Les montants suivants sont ceux des Pays-Bas, 449 Mds, et de la Belgique,
433 Mds, dont les ratios de dette sont de 69 % et de 108,2 %. La dette de la
Grèce est de 315,5 Mds € (3,3 % de la dette de la ZE), soit 176 % de son PIB.
Les ratios sont de 80,7 % pour l'Autriche, 131,4 % pour le Portugal, 114,8
% pour l'Irlande et 58,1 % (seulement) pour la Finlande. Ensemble, leurs dettes
s'élèvent à 819 Mds €.
Nettement plus faibles les montants des dettes de l'Estonie, la Lettonie,
Chypre (104,7 % du PIB), Malte, la Slovénie (78,1 % du PIB), la Slovaquie, et
du Luxembourg totalisent 116 Mds €, soit 1,2 % de la dette de la ZE.

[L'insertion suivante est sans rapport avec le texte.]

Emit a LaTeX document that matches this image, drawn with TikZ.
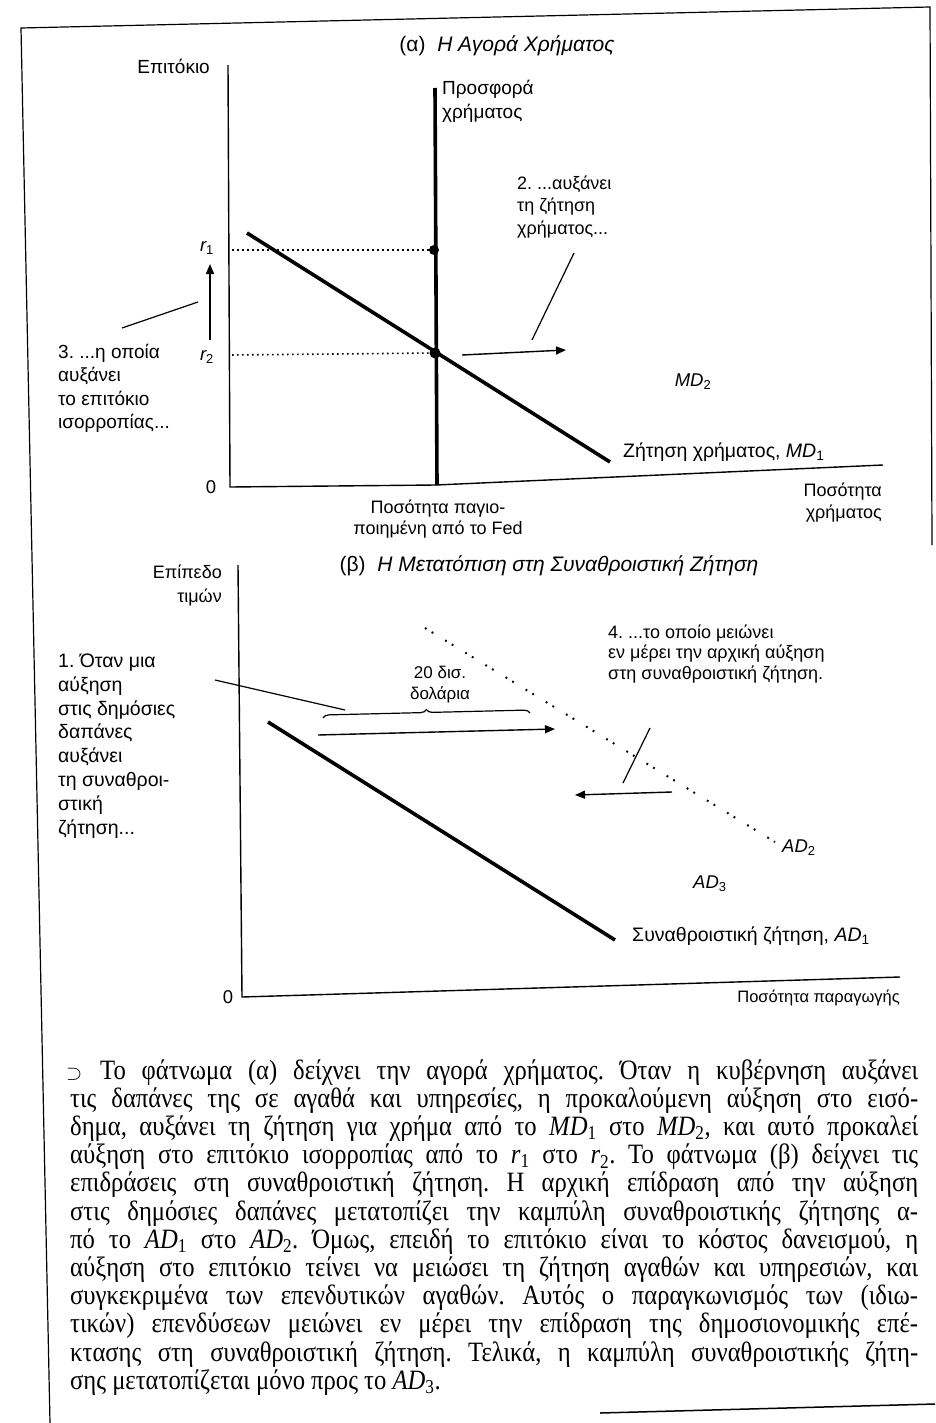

Hors de la ZE, avec des ratios de
87,9 %, 76 % et 80,3 %, le Royaume-Uni, la Croatie et la Hongrie dépassent le
seuil imposé. Par contre, le ratio du Danemark est de 47 % et celui de la
Suède, de 39 %. Force est donc de constater que les
seuls pays de l'ouest de l'UE capables de supporter rigoureusement les
contraintes imposées à Maastricht sont le Luxembourg et les trois Scandinaves.
Ce surendettement généralisé est une
conséquence et une cause du marasme dans l'UE. Il faut ajouter que les très
bas taux d'intérêt, artificiellement provoqués, « adoucissent » le service de
la dette et n'incitent pas particulièrement aux économies des dépenses
publiques. En outre, les dettes publiques atteignant des niveaux (enfin) jugés
dangereux, l'idée a fait son chemin de « mutualiser » entre les pays une partie
de leur dette (j'en avais parlé dans La Lettre de juin 2012 dans «
Des interrogations européennes », au sujet « des euro-obligations et la
mutualisation des dettes pour emprunter plus autrement»). Ce qui conduirait
à cumuler des dettes nationales (allégées) avec une nouvelle dette solidaire
commune. L'Allemagne, menacée d'être la première garante de dettes d'autrui, a
réussi à faire repousser le projet aux calendes grecques. Nous connaissons la
suite. La BCE a dû déroger à ses principes et fait marcher la planche à
billets, notamment pour redonner du souffle à l'endettement.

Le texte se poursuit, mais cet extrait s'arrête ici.